A line counts if it contains the string "page"; say how many such lines there are, giving only the number.
⟨
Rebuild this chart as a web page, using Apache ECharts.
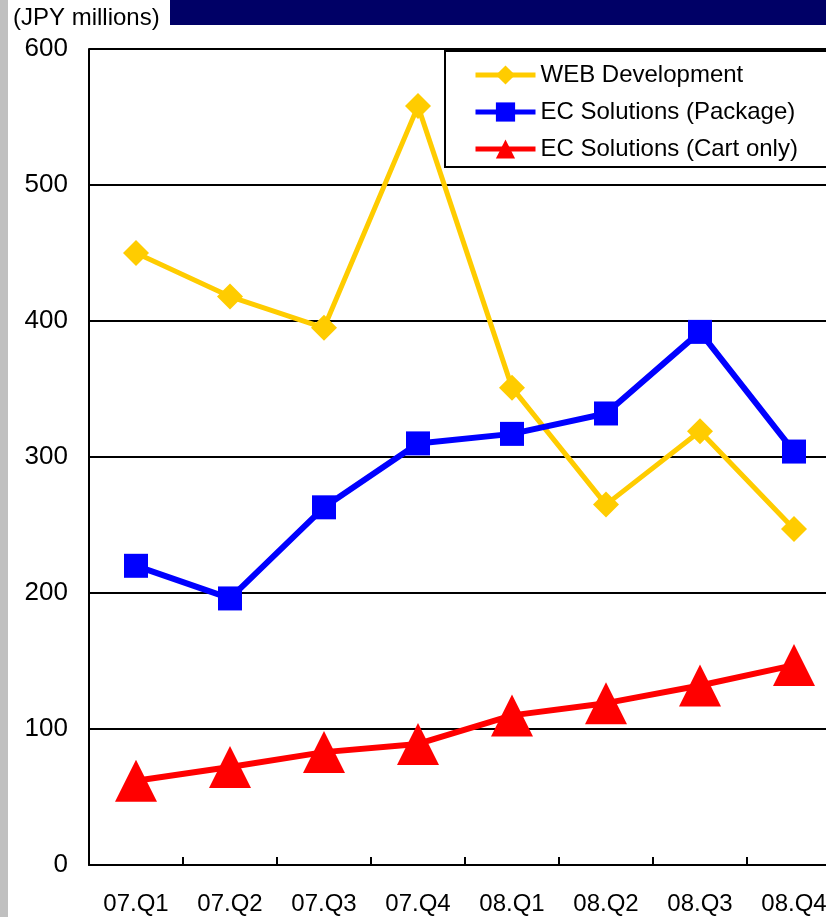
<!DOCTYPE html>
<html>
<head>
<meta charset="utf-8">
<script src="https://cdn.jsdelivr.net/npm/echarts@6/dist/echarts.min.js"></script>
<style>
  html, body { margin: 0; padding: 0; background: #fff; }
  #chart { width: 826px; height: 917px; }
</style>
</head>
<body>
<div id="chart"></div>
<script>
// Quarterly sales by business line (JPY millions)
const quarters = ['07.Q1', '07.Q2', '07.Q3', '07.Q4', '08.Q1', '08.Q2', '08.Q3', '08.Q4'];
const webDevelopment = [450, 418, 395, 558, 351, 265, 319, 247];
const ecPackage = [220, 196, 263, 310, 317, 332, 392, 304];
const ecCartOnly = [62, 72, 83, 89, 110, 119, 132, 147];
const yTicks = { min: 0, max: 600, interval: 100 };
const unitLabel = '(JPY millions)';

const chart = echarts.init(document.getElementById('chart'), null, { renderer: 'canvas' });

const sansFont = '"Liberation Sans", Arial, sans-serif';

chart.setOption({
  animation: false,
  backgroundColor: '#ffffff',
  graphic: [
    // grey strip down the left edge
    { type: 'rect', left: 0, top: 0, shape: { width: 8, height: 917 }, style: { fill: '#c0c0c0' }, silent: true },
    // navy header band
    { type: 'rect', left: 170, top: 0, shape: { width: 656, height: 25 }, style: { fill: '#000066' }, silent: true },
    {
      type: 'text', left: 13, top: 6,
      style: { text: unitLabel, font: '24px ' + sansFont, fill: '#000' }
    }
  ],
  // plot area runs a little past the right edge of the page
  grid: { left: 89, top: 49, width: 752, bottom: 52, containLabel: false, outerBoundsMode: 'none' },
  legend: {
    orient: 'vertical',
    left: 445,
    top: 51,
    padding: [12, 40, 6, 28],
    itemWidth: 60,
    itemHeight: 24,
    itemGap: 13,
    backgroundColor: '#ffffff',
    borderColor: '#000000',
    borderWidth: 2,
    lineStyle: { width: 5 },
    textStyle: { fontFamily: sansFont, fontSize: 24, color: '#000' },
    data: ['WEB Development', 'EC Solutions (Package)', 'EC Solutions (Cart only)']
  },
  xAxis: {
    type: 'category',
    data: quarters,
    boundaryGap: true,
    axisLine: { lineStyle: { color: '#000', width: 2 } },
    axisTick: { show: true, inside: true, length: 8, lineStyle: { color: '#000', width: 2 } },
    axisLabel: { fontFamily: sansFont, fontSize: 24, color: '#000', margin: 27 },
    splitLine: { show: false }
  },
  yAxis: {
    type: 'value',
    min: yTicks.min,
    max: yTicks.max,
    interval: yTicks.interval,
    axisLine: { show: true, lineStyle: { color: '#000', width: 2 } },
    axisTick: { show: false },
    axisLabel: { fontFamily: sansFont, fontSize: 26, color: '#000', margin: 21 },
    splitLine: { show: true, lineStyle: { color: '#000', width: 2 } }
  },
  series: [
    {
      name: 'WEB Development',
      type: 'line',
      data: webDevelopment,
      symbol: 'diamond',
      symbolSize: 26,
      color: '#ffcc00',
      lineStyle: { color: '#ffcc00', width: 5 },
      itemStyle: { color: '#ffcc00' }
    },
    {
      name: 'EC Solutions (Package)',
      type: 'line',
      data: ecPackage,
      symbol: 'rect',
      symbolSize: 24,
      color: '#0000ff',
      lineStyle: { color: '#0000ff', width: 6 },
      itemStyle: { color: '#0000ff' }
    },
    {
      name: 'EC Solutions (Cart only)',
      type: 'line',
      data: ecCartOnly,
      symbol: 'triangle',
      symbolSize: 42,
      color: '#ff0000',
      lineStyle: { color: '#ff0000', width: 6 },
      itemStyle: { color: '#ff0000' }
    }
  ]
});
</script>
</body>
</html>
⟩
*Answer to the task*: 2